Managing multidimensional raster data
Multidimensional raster data is large and can be challenging to manage. The primary data management structures for managing multidimensional raster data are the multidimensional mosaic dataset and the multidimensional CRF.
Multidimensional Cloud Raster Format
The CRF is the default output raster format for geoprocessing tools that generate multidimensional rasters. The .crf file is optimized for writing and reading large files in a distributed processing and storage environment. In a .crf file, multidimensional raster data is divided into smaller bundles of tiles, which allows multiple processes to write simultaneously to an output.
The multidimensional CRF supports storing multiple variables, dimensions, and processing templates. It also supports appending and replacing data, but it does not support inserting or deleting. You can store the data using LERC and LZ77 compression methods to help minimize storage requirements. The multidimensional CRF is a faster option when accessing a large number of slices over time, for example, when performing temporal profiling. The multidimensional CRF dataset is recommended for the following scenarios:
- The data will be used mainly for multidimensional analysis, including temporal profiling and use with Multidimensional Analysis tools. A transposed CRF will improve performance.
- You plan to publish a multidimensional image service in the cloud and place the data in cloud storage. CRF data is designed for higher performance in cloud storage.
- The multidimensional data is currently stored in a low-performing format (for example, irregularly gridded data). It is recommended that you convert the data to CRF to improve performance.
Multidimensional mosaic dataset
The multidimensional mosaic dataset is an effective way to store and manage your data and perform data analysis.
The multidimensional mosaic dataset supports storing multiple variables, dimensions, and processing templates. It also supports appending, replacing, inserting, or deleting data through table operations. You will need to rebuild the multidimensional information after any change is made. The storage requirements for a mosaic dataset depend on the source images in the dataset, since the mosaic dataset itself does not store pixels. The multidimensional mosaic dataset is recommended for the following scenarios:
- You want to maintain access to overlapping images for a single time slice.
- Your data includes large, spatially discontinuous areas. For example, Alaska and Hawaii are not adjacent to the contiguous United States and will generate a large area of NoData if using the CRF data format, resulting in additional storage needs.
- The data will be used mainly as a catalog of images, and no temporal profiling will be done.
- The data will be updated regularly with new insertions and deletions (not only appending data).
- You have multiple data types with a different number of bands.
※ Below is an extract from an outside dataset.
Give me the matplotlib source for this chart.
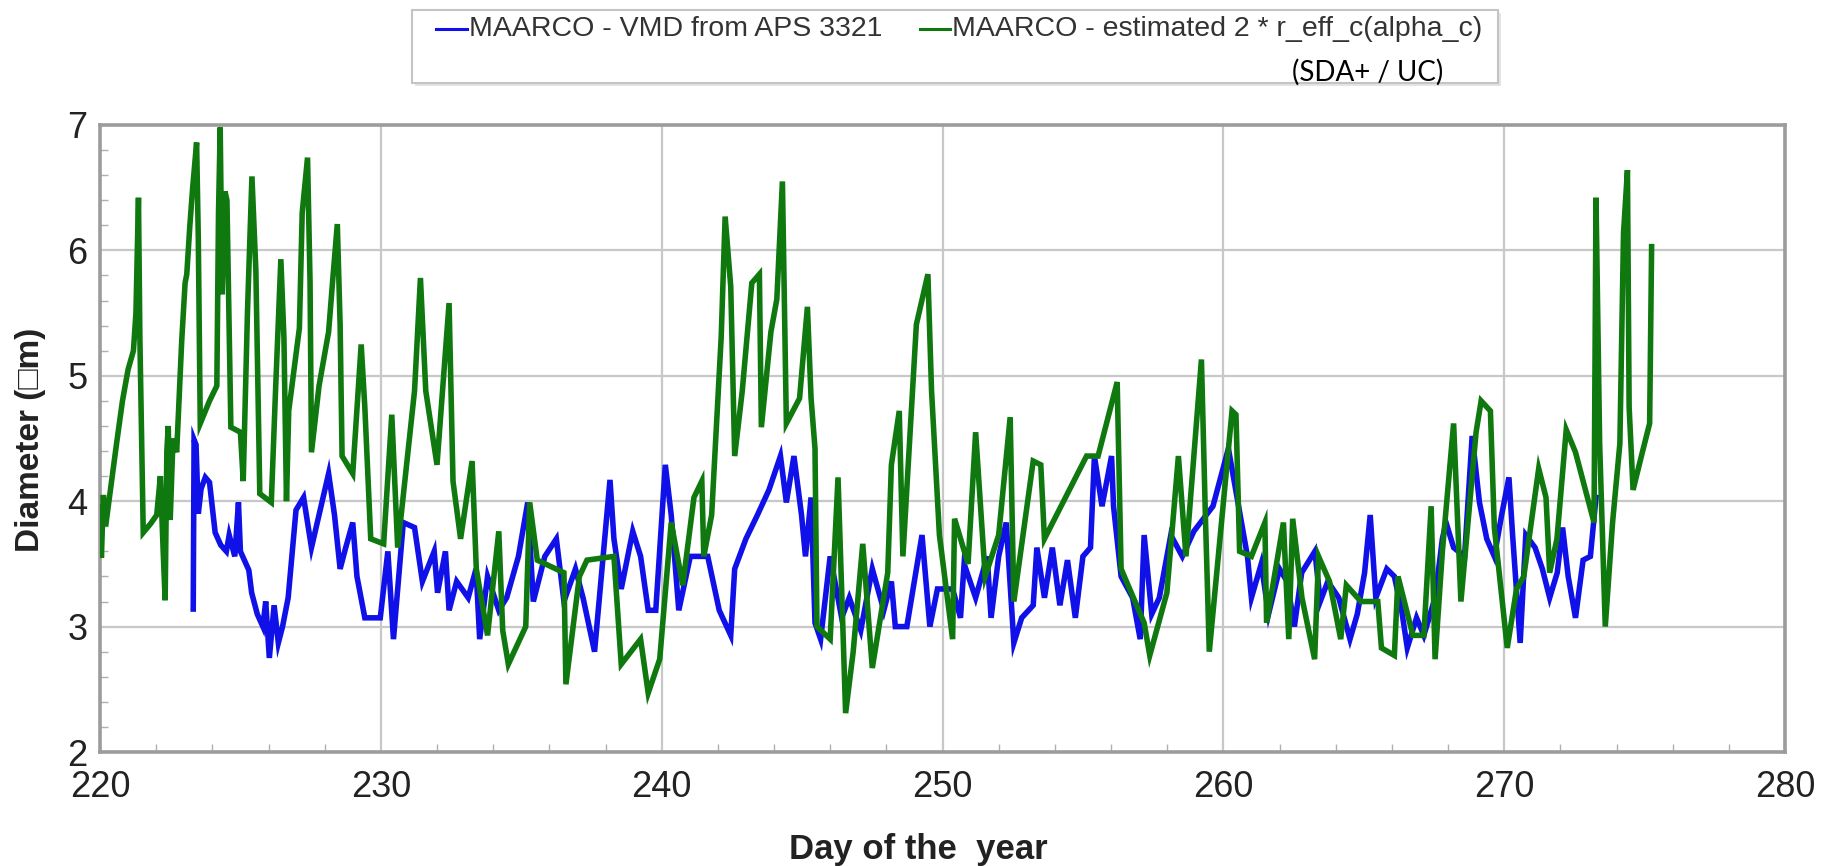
import matplotlib
matplotlib.use("Agg")
import matplotlib.pyplot as plt
from matplotlib.patches import Rectangle
from matplotlib.lines import Line2D
from matplotlib.ticker import MultipleLocator

# ---------------- data ----------------
vmd_day = [223.32, 223.35, 223.42, 223.5, 223.6, 223.75, 223.9, 224.0, 224.1, 224.3,
           224.5, 224.6, 224.8, 224.93, 225.0, 225.3, 225.4, 225.6, 225.8, 225.9,
           226.03, 226.2, 226.35, 226.5, 226.7, 226.98, 227.25, 227.53, 227.8, 228.14,
           228.35, 228.55, 228.75, 229.0, 229.15, 229.43, 229.98, 230.25, 230.45, 230.8,
           231.2, 231.48, 231.9, 232.02, 232.3, 232.43, 232.7, 233.11, 233.39, 233.52,
           233.8, 234.2, 234.48, 234.9, 235.23, 235.43, 235.84, 236.25, 236.52, 236.93,
           237.2, 237.61, 238.16, 238.3, 238.56, 238.97, 239.25, 239.52, 239.79, 240.13,
           240.34, 240.61, 241.02, 241.43, 241.64, 242.05, 242.46, 242.6, 243.0, 243.41,
           243.82, 244.23, 244.44, 244.71, 244.98, 245.12, 245.32, 245.46, 245.66, 246.0,
           246.41, 246.68, 247.09, 247.5, 247.91, 248.18, 248.32, 248.73, 249.27, 249.55,
           249.82, 250.36, 250.64, 250.77, 251.18, 251.59, 251.73, 252.0, 252.27, 252.54,
           252.82, 253.23, 253.36, 253.63, 253.91, 254.18, 254.45, 254.73, 255.0, 255.27,
           255.41, 255.68, 256.02, 256.09, 256.36, 256.77, 257.04, 257.18, 257.45, 257.72,
           258.13, 258.54, 258.95, 259.63, 260.18, 260.86, 261.0, 261.35, 261.61, 262.0,
           262.27, 262.53, 262.79, 263.26, 263.45, 263.72, 264.11, 264.51, 264.77, 265.03,
           265.23, 265.43, 265.82, 266.09, 266.35, 266.55, 266.88, 267.14, 267.54, 267.8,
           267.93, 268.2, 268.59, 268.86, 269.12, 269.38, 269.65, 269.91, 270.17, 270.3,
           270.57, 270.77, 271.1, 271.36, 271.62, 271.89, 272.08, 272.28, 272.54, 272.81,
           273.07, 273.27]
vmd_val = [3.14, 4.49, 4.45, 3.9, 4.1, 4.19, 4.15, 3.95, 3.75, 3.65,
           3.6, 3.73, 3.56, 3.99, 3.6, 3.45, 3.27, 3.1, 3.0, 3.2,
           2.75, 3.17, 2.87, 3.0, 3.23, 3.93, 4.03, 3.63, 3.89, 4.22,
           3.89, 3.46, 3.63, 3.83, 3.4, 3.07, 3.07, 3.6, 2.9, 3.83,
           3.79, 3.36, 3.6, 3.27, 3.6, 3.13, 3.36, 3.23, 3.46, 2.9,
           3.4, 3.13, 3.23, 3.56, 3.99, 3.2, 3.56, 3.7, 3.2, 3.46,
           3.23, 2.8, 4.17, 3.7, 3.3, 3.76, 3.56, 3.13, 3.13, 4.29,
           3.89, 3.13, 3.56, 3.56, 3.56, 3.13, 2.93, 3.46, 3.7, 3.89,
           4.09, 4.36, 3.99, 4.36, 3.89, 3.56, 4.03, 3.03, 2.9, 3.56,
           3.07, 3.23, 2.97, 3.46, 3.13, 3.36, 3.0, 3.0, 3.73, 3.0,
           3.3, 3.3, 3.07, 3.5, 3.23, 3.56, 3.07, 3.56, 3.83, 2.87,
           3.07, 3.17, 3.63, 3.23, 3.63, 3.17, 3.53, 3.07, 3.56, 3.63,
           4.36, 3.96, 4.36, 3.96, 3.4, 3.23, 2.9, 3.73, 3.1, 3.23,
           3.73, 3.56, 3.76, 3.96, 4.42, 3.56, 3.23, 3.5, 3.1, 3.46,
           3.36, 3.0, 3.43, 3.6, 3.2, 3.36, 3.23, 2.9, 3.1, 3.43,
           3.89, 3.23, 3.46, 3.4, 3.13, 2.83, 3.07, 2.93, 3.23, 3.7,
           3.83, 3.63, 3.56, 4.52, 3.99, 3.7, 3.56, 3.89, 4.19, 3.73,
           2.87, 3.73, 3.63, 3.46, 3.23, 3.43, 3.79, 3.4, 3.07, 3.53,
           3.56, 4.03]

reff_day = [220.0, 220.05, 220.12, 220.2, 220.36, 220.59, 220.8, 221.0, 221.19, 221.28,
            221.37, 221.42, 221.54, 221.8, 222.02, 222.15, 222.25, 222.32, 222.38, 222.43,
            222.5, 222.6, 222.73, 222.91, 223.03, 223.09, 223.2, 223.3, 223.44, 223.5,
            223.57, 223.9, 224.16, 224.22, 224.28, 224.35, 224.45, 224.52, 224.66, 225.0,
            225.1, 225.25, 225.41, 225.55, 225.69, 226.1, 226.25, 226.44, 226.55, 226.64,
            226.72, 227.1, 227.2, 227.39, 227.48, 227.53, 227.8, 228.14, 228.3, 228.45,
            228.55, 228.62, 229.0, 229.3, 229.43, 229.64, 230.1, 230.39, 230.6, 231.2,
            231.41, 231.6, 232.0, 232.43, 232.57, 232.84, 233.25, 233.4, 233.8, 234.2,
            234.34, 234.54, 235.16, 235.3, 235.57, 236.52, 236.59, 237.07, 237.34, 238.3,
            238.56, 239.25, 239.52, 239.93, 240.34, 240.75, 241.15, 241.43, 241.5, 241.78,
            242.12, 242.26, 242.46, 242.6, 242.87, 243.21, 243.48, 243.55, 243.89, 244.1,
            244.3, 244.44, 244.91, 245.19, 245.32, 245.46, 245.53, 246.0, 246.28, 246.55,
            246.82, 247.16, 247.5, 248.05, 248.18, 248.46, 248.59, 249.07, 249.48, 249.61,
            249.89, 250.36, 250.43, 250.91, 251.18, 251.52, 252.0, 252.41, 252.54, 253.23,
            253.5, 253.63, 255.13, 255.54, 256.22, 256.36, 257.18, 257.38, 257.99, 258.4,
            258.67, 259.22, 259.36, 259.5, 260.31, 260.45, 260.58, 261.0, 261.48, 261.54,
            262.14, 262.33, 262.47, 262.8, 263.25, 263.39, 263.78, 264.18, 264.38, 264.9,
            265.5, 265.63, 266.09, 266.22, 266.75, 267.14, 267.4, 267.54, 267.8, 268.2,
            268.46, 269.0, 269.18, 269.51, 269.65, 270.11, 270.44, 270.7, 271.23, 271.49,
            271.62, 271.88, 272.21, 272.54, 273.2, 273.27, 273.4, 273.6, 273.86, 274.12,
            274.25, 274.39, 274.45, 274.59, 274.92, 275.18, 275.25]
reff_val = [3.95, 3.55, 4.05, 3.8, 4.07, 4.46, 4.8, 5.05, 5.2, 5.5,
            6.42, 5.3, 3.75, 3.82, 3.89, 4.2, 3.6, 3.21, 4.4, 4.6,
            3.85, 4.5, 4.39, 5.28, 5.74, 5.81, 6.2, 6.5, 6.86, 6.1,
            4.62, 4.8, 4.92, 6.3, 6.98, 5.65, 6.47, 6.4, 4.59, 4.55,
            4.16, 5.5, 6.59, 5.84, 4.06, 3.99, 4.88, 5.93, 5.3, 4.0,
            4.72, 5.38, 6.3, 6.74, 5.74, 4.39, 4.92, 5.35, 5.8, 6.21,
            5.41, 4.36, 4.22, 5.25, 4.75, 3.7, 3.66, 4.69, 3.63, 4.88,
            5.78, 4.88, 4.29, 5.58, 4.16, 3.7, 4.32, 3.46, 2.93, 3.76,
            2.97, 2.7, 3.0, 3.99, 3.53, 3.43, 2.54, 3.4, 3.53, 3.56,
            2.7, 2.9, 2.47, 2.74, 3.83, 3.33, 4.03, 4.16, 3.56, 3.89,
            5.31, 6.27, 5.71, 4.36, 4.88, 5.74, 5.81, 4.59, 5.35, 5.61,
            6.55, 4.62, 4.82, 5.55, 4.82, 4.42, 3.0, 2.9, 4.19, 2.31,
            2.8, 3.66, 2.67, 3.43, 4.29, 4.72, 3.56, 5.41, 5.81, 4.88,
            3.73, 2.9, 3.86, 3.5, 4.55, 3.4, 3.73, 4.67, 3.2, 4.32,
            4.29, 3.7, 4.36, 4.36, 4.95, 3.46, 3.03, 2.77, 3.27, 4.36,
            3.56, 5.13, 3.89, 2.8, 4.72, 4.69, 3.6, 3.56, 3.83, 3.03,
            3.83, 2.9, 3.86, 3.23, 2.74, 3.56, 3.36, 2.9, 3.33, 3.2,
            3.2, 2.83, 2.77, 3.4, 2.93, 2.93, 3.96, 2.74, 3.6, 4.62,
            3.2, 4.55, 4.8, 4.72, 3.79, 2.83, 3.3, 3.4, 4.26, 4.03,
            3.43, 3.7, 4.57, 4.39, 3.83, 6.42, 4.46, 3.0, 3.83, 4.46,
            6.14, 6.64, 4.75, 4.09, 4.39, 4.62, 6.03]

x_ticks = [220, 230, 240, 250, 260, 270, 280]
y_ticks = [2, 3, 4, 5, 6, 7]
label_vmd = "MAARCO - VMD from APS 3321"
label_reff = "MAARCO - estimated 2 * r_eff_c(alpha_c)"
label_reff2 = "(SDA+ / UC)"
x_label = "Day of the  year"
y_label = "Diameter (\u25a1m)"

# ---------------- figure ----------------
W, H = 1831, 866
def fx(px):
    return px / W
def fy(py):
    return 1 - py / H

plt.rcParams['font.family'] = ['Liberation Sans', 'DejaVu Sans']
fig = plt.figure(figsize=(W / 100, H / 100), dpi=100)
ax = fig.add_axes([fx(100), fy(752), fx(1785) - fx(100), fy(125) - fy(752)])

BLUE = '#1010e8'
GREEN = '#0f780f'
ax.plot(vmd_day, vmd_val, color=BLUE, lw=4.0, solid_joinstyle='miter', zorder=3)
ax.plot(reff_day, reff_val, color=GREEN, lw=4.0, solid_joinstyle='miter', zorder=4)

ax.set_xlim(220, 280)
ax.set_ylim(2, 7)
ax.set_xticks(x_ticks)
ax.set_yticks(y_ticks)
ax.xaxis.set_minor_locator(MultipleLocator(2))
ax.yaxis.set_minor_locator(MultipleLocator(0.2))
ax.tick_params(which='major', length=0, labelsize=26, labelcolor='#222222')
ax.tick_params(axis='x', which='major', pad=13)
ax.tick_params(axis='y', which='major', pad=9)
ax.tick_params(which='minor', direction='in', length=6, width=1, color='#b0b0b0')
ax.grid(which='major', color='#c8c8c8', lw=1.6, zorder=0)
ax.set_axisbelow(True)
for s in ax.spines.values():
    s.set_color('#9c9c9c')
    s.set_linewidth(2.6)

fig.text(fx(31), fy(440), y_label, rotation=90, ha='center', va='center',
         fontsize=24, fontweight='bold', color='#222222')
fig.text(fx(918), fy(849), x_label, ha='center', va='center',
         fontsize=25, fontweight='bold', color='#222222')

# ---------------- legend box ----------------
shadow = Rectangle((fx(415), fy(86)), fx(1498) - fx(412), fy(10) - fy(83),
                   transform=fig.transFigure, fc='#e4e4e4', ec='none', zorder=1)
box = Rectangle((fx(412), fy(83)), fx(1498) - fx(412), fy(10) - fy(83),
                transform=fig.transFigure, fc='white', ec='#c4c4c4', lw=1.5, zorder=2)
fig.add_artist(shadow)
fig.add_artist(box)
fig.add_artist(Line2D([fx(436), fx(467)], [fy(29), fy(29)], color=BLUE, lw=2.2,
                      transform=fig.transFigure, zorder=3))
fig.add_artist(Line2D([fx(920), fx(950)], [fy(29), fy(29)], color=GREEN, lw=2.2,
                      transform=fig.transFigure, zorder=3))
fig.text(fx(469), fy(29), label_vmd, ha='left', va='center', fontsize=20.5,
         color='#333333', zorder=3)
fig.text(fx(952), fy(29), label_reff, ha='left', va='center', fontsize=20.5,
         color='#333333', zorder=3)
fig.text(fx(1292), fy(72), label_reff2, ha='left', va='center', fontsize=20,
         family=['Lato', 'DejaVu Sans'], color='black', zorder=3)

fig.savefig('out.png', dpi=100, facecolor='white')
For example, the dataset contains temperature data (one band) and Landsat 8 data (eight bands).
You can convert a multidimensional mosaic dataset to a CRF dataset. To do so, use the Copy Raster tool, choose .crf as the output format, and check the Process as multidimensional check box. Optionally, you can choose to build a multidimensional transpose.
Modifying multidimensional data
The tools available in the Multidimension toolbox allow you to modify existing multidimensional rasters, generate multidimensional metadata in a mosaic dataset, transpose your data for optimized performance, and extract subset datasets. A number of standard raster data management tools also support multidimensional data such as Resample, Clip, and Calculate Statistics. Additionally, you can project and transform your spatial data using the tools in the Projections and Transformations toolset, many of which support multidimensional rasters.
You can modify the description, unit, and color map of each variable in a multidimensional raster dataset in the Properties pane, which you can access from the Catalog pane. You can also set the default variable to be displayed or analyzed in the Properties pane.
Visualizing multidimensional raster data
Multidimensional mosaic datasets and .CRF files can be added directly to a map in ArcGIS Pro.
To add a multidimensional netCDF, HDF or GRIB file as a multidimensional raster layer, use the Add Data > Multidimensional Raster Layer option on the Map tab.
By default, the system applies the Multidimensional Raster processing template and creates one multidimensional raster layer for each selected variable. The new raster layer contains the multidimensional information from the variable, which can be visualized, analyzed, and shared. You can also combine the selected variables into one multidimensional multivariate raster layer. Alternatively, you can use the Make Multidimensional Raster Layer tool to generate a layer from supported multidimensional data types.
Once the multidimensional raster layer is in the map view, you can display the slices you want to see using the options in the Multidimensional Extent group on the Multidimensional tab.
For more information on displaying a multidimensional raster layer, see Work with multidimensional raster layers.
For information on visualizing a multidimensional mosaic dataset, see Visualize a multidimensional mosaic dataset.
Analyzing multidimensional raster data
Complex time series analysis, height or depth trend analysis, forecasting, and regression are all possible with the ArcGIS Image Analyst or the Spatial Analyst extension in ArcGIS Pro. The tools available in the Multidimensional Analysis toolset allow you to aggregate your data over time, identify anomalies, explore trends, and detect change.
You can also use the temporal profile chart to visualize and analyze your multidimensional raster data.
For more information, see Multidimensional Analysis in ArcGIS Pro.
Many multidimensional analysis tools are also available with the ArcGIS Spatial Analyst extension.